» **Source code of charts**
------

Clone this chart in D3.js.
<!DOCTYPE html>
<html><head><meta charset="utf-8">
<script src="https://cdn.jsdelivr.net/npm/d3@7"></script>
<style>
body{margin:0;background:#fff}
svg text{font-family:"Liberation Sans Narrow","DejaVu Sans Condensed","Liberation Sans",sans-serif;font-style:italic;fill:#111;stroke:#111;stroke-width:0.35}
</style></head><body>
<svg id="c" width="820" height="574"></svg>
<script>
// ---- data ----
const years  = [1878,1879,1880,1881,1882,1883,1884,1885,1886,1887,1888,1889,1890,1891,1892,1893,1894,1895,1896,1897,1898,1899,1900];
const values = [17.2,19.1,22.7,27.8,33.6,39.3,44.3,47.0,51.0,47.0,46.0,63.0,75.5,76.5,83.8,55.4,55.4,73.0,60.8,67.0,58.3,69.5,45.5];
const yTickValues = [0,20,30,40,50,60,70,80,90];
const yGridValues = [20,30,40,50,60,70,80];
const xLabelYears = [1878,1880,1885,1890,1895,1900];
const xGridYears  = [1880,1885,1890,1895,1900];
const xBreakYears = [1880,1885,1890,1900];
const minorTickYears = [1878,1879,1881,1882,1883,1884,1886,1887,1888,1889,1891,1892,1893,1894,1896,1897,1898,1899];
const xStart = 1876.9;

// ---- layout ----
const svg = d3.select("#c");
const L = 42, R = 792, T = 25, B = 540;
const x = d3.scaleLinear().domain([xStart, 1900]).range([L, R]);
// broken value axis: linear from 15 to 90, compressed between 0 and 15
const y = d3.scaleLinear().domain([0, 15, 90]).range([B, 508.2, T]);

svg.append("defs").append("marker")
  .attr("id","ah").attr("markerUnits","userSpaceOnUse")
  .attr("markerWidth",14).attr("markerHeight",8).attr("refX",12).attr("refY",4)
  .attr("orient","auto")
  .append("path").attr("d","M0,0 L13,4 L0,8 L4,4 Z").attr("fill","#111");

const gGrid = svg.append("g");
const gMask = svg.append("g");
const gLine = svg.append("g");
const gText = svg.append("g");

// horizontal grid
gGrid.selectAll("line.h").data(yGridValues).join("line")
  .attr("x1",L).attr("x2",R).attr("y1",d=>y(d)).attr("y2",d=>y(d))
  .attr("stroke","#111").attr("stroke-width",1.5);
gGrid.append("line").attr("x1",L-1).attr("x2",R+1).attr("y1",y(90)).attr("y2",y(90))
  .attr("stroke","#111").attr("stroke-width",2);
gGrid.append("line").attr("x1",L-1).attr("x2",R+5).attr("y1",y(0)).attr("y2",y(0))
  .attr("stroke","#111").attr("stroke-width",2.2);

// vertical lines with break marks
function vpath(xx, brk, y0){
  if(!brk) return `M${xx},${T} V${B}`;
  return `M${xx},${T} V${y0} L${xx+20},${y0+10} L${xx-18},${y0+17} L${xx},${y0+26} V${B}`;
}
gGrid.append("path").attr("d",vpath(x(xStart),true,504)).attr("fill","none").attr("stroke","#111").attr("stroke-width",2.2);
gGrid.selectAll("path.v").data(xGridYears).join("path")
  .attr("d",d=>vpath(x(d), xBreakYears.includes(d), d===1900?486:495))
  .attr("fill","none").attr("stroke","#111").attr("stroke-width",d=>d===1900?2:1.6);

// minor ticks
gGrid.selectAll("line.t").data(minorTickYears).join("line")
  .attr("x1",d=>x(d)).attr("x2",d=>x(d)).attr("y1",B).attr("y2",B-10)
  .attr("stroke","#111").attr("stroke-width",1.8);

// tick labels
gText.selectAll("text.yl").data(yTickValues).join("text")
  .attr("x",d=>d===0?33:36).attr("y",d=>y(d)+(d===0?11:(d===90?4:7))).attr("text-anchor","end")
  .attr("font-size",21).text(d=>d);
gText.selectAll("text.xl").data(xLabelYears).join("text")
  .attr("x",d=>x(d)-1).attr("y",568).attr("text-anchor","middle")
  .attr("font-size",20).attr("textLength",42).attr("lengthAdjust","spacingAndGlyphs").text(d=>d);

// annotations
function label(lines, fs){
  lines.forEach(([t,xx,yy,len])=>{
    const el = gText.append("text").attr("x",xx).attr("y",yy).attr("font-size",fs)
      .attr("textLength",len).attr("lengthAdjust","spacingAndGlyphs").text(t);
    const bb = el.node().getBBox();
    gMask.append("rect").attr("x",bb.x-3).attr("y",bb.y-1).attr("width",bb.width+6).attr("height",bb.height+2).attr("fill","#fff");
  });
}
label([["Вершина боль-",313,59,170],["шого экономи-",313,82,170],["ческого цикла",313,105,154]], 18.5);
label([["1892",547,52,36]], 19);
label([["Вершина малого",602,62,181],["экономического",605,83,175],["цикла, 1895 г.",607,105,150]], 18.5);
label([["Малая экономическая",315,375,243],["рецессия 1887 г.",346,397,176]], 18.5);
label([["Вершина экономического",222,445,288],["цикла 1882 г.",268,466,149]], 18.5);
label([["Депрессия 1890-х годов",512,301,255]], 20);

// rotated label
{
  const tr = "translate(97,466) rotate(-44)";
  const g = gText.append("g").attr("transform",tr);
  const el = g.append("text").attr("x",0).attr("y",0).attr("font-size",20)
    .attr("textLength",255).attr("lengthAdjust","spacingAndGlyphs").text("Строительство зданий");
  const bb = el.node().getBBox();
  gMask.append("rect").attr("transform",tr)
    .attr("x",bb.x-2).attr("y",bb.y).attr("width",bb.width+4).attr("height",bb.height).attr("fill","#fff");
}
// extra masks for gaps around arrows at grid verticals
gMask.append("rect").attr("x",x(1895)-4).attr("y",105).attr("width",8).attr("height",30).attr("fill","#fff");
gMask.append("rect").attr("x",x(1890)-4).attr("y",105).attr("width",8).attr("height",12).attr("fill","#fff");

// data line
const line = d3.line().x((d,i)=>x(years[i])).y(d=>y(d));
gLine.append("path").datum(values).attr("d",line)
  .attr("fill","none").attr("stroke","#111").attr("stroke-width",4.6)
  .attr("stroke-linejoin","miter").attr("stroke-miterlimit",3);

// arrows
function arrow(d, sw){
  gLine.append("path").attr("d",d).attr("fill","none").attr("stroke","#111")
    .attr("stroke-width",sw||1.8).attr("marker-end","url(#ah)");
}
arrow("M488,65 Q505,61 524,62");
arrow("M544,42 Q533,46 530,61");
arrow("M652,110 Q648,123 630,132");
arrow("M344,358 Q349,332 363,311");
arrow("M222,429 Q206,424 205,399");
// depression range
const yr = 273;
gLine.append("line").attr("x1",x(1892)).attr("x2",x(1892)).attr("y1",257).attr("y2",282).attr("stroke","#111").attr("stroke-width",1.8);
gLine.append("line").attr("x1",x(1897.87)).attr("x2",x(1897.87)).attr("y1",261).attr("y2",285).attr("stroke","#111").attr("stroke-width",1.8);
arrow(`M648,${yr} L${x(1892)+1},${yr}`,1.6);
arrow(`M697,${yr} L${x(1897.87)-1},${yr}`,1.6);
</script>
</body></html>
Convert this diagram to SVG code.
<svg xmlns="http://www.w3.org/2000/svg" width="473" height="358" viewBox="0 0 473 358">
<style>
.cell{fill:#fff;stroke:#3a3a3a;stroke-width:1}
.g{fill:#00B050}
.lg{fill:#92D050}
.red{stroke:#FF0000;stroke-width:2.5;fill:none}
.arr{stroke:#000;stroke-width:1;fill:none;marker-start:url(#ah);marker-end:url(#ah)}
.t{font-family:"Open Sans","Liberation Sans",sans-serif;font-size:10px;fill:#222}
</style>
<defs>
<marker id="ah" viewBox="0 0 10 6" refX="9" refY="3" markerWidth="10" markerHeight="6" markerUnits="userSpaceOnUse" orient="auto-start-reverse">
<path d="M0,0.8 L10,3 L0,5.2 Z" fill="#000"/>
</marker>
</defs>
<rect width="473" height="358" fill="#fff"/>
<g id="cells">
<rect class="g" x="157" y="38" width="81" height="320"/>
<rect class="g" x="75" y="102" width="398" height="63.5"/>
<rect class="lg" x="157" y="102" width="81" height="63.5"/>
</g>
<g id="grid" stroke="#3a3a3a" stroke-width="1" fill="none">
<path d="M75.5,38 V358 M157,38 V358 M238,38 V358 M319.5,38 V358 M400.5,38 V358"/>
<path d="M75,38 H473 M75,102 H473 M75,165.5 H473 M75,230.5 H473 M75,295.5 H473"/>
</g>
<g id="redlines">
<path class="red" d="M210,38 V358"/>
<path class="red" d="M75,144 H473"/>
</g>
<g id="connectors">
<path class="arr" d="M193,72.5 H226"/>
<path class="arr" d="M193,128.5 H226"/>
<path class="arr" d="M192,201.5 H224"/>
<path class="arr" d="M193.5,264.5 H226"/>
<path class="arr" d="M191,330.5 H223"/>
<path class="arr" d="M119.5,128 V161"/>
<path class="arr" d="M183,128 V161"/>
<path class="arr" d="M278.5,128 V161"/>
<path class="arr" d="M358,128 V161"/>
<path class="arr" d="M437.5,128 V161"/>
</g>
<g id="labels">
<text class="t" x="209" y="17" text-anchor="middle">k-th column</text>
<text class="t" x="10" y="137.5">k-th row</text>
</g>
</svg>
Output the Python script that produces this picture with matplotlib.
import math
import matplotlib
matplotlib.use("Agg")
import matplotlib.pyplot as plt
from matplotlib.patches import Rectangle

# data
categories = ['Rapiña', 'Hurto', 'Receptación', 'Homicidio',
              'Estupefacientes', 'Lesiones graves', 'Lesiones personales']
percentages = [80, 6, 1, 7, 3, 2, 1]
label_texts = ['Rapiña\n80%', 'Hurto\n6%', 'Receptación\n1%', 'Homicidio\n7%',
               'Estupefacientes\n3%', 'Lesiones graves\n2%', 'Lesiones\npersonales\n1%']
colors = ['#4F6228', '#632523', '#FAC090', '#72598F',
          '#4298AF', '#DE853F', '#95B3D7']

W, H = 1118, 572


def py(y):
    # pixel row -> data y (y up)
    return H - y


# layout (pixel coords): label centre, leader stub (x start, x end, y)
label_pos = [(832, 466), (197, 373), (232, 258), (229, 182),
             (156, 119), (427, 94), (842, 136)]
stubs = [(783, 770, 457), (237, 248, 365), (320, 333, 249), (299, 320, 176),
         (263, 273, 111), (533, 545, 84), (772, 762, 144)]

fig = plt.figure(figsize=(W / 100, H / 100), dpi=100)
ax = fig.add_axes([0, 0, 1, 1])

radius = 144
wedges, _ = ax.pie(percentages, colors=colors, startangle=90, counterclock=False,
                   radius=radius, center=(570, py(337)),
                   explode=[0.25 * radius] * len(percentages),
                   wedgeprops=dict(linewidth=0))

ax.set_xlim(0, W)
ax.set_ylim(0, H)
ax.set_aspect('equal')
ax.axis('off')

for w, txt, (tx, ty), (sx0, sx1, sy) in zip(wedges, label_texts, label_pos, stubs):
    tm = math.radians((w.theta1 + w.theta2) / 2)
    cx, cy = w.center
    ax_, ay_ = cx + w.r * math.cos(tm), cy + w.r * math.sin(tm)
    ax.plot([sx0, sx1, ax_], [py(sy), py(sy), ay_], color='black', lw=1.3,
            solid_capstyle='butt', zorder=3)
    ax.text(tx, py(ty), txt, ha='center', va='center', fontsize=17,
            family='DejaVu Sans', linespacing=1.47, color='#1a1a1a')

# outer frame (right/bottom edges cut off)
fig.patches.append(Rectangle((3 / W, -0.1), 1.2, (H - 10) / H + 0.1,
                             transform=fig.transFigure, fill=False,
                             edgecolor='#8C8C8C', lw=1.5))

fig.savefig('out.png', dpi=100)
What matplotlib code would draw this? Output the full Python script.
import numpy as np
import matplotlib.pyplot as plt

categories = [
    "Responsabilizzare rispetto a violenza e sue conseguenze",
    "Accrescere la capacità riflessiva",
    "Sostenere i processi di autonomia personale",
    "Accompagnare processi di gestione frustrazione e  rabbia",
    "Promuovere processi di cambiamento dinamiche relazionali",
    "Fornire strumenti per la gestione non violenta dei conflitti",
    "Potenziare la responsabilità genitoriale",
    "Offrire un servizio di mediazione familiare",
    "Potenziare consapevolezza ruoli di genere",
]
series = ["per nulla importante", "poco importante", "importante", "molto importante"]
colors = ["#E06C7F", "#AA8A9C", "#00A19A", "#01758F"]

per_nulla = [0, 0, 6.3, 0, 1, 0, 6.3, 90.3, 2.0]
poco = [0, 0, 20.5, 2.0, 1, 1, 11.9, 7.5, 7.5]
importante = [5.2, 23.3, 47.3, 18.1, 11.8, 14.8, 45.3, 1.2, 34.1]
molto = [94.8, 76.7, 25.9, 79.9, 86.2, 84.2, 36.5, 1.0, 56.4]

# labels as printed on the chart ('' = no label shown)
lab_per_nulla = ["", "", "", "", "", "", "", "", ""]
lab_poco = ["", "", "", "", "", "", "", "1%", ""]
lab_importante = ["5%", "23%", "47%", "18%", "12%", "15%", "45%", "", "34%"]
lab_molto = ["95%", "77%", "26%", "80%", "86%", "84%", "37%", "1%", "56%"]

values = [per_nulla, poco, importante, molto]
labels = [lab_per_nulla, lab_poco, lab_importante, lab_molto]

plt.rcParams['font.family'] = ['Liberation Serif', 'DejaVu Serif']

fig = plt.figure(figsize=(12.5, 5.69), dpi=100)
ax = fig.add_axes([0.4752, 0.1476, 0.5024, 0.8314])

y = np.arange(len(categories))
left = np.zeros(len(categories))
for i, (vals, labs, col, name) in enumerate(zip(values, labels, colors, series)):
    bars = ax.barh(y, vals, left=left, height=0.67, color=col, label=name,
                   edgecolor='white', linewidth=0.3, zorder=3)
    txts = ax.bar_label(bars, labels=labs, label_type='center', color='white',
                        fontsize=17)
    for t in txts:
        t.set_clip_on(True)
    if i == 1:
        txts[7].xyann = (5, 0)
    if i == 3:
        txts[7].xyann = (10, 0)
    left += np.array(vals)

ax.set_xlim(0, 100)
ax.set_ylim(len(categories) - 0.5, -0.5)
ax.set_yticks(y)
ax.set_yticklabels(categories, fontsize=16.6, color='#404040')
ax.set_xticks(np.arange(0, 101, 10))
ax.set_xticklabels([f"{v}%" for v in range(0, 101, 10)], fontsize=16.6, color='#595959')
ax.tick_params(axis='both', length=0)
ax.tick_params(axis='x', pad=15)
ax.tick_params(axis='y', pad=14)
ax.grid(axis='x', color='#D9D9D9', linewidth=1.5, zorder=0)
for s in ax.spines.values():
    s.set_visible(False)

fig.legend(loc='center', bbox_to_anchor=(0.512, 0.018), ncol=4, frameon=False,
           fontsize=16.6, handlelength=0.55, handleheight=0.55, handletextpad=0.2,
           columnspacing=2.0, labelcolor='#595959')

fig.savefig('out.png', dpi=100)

------

» **The task**
Return exactly, please, the lines of the material from the first one down to and including the line where "L13,4 L0,8 L4,4" appears.

» **Exercise response**
Clone this chart in D3.js.
<!DOCTYPE html>
<html><head><meta charset="utf-8">
<script src="https://cdn.jsdelivr.net/npm/d3@7"></script>
<style>
body{margin:0;background:#fff}
svg text{font-family:"Liberation Sans Narrow","DejaVu Sans Condensed","Liberation Sans",sans-serif;font-style:italic;fill:#111;stroke:#111;stroke-width:0.35}
</style></head><body>
<svg id="c" width="820" height="574"></svg>
<script>
// ---- data ----
const years  = [1878,1879,1880,1881,1882,1883,1884,1885,1886,1887,1888,1889,1890,1891,1892,1893,1894,1895,1896,1897,1898,1899,1900];
const values = [17.2,19.1,22.7,27.8,33.6,39.3,44.3,47.0,51.0,47.0,46.0,63.0,75.5,76.5,83.8,55.4,55.4,73.0,60.8,67.0,58.3,69.5,45.5];
const yTickValues = [0,20,30,40,50,60,70,80,90];
const yGridValues = [20,30,40,50,60,70,80];
const xLabelYears = [1878,1880,1885,1890,1895,1900];
const xGridYears  = [1880,1885,1890,1895,1900];
const xBreakYears = [1880,1885,1890,1900];
const minorTickYears = [1878,1879,1881,1882,1883,1884,1886,1887,1888,1889,1891,1892,1893,1894,1896,1897,1898,1899];
const xStart = 1876.9;

// ---- layout ----
const svg = d3.select("#c");
const L = 42, R = 792, T = 25, B = 540;
const x = d3.scaleLinear().domain([xStart, 1900]).range([L, R]);
// broken value axis: linear from 15 to 90, compressed between 0 and 15
const y = d3.scaleLinear().domain([0, 15, 90]).range([B, 508.2, T]);

svg.append("defs").append("marker")
  .attr("id","ah").attr("markerUnits","userSpaceOnUse")
  .attr("markerWidth",14).attr("markerHeight",8).attr("refX",12).attr("refY",4)
  .attr("orient","auto")
  .append("path").attr("d","M0,0 L13,4 L0,8 L4,4 Z").attr("fill","#111");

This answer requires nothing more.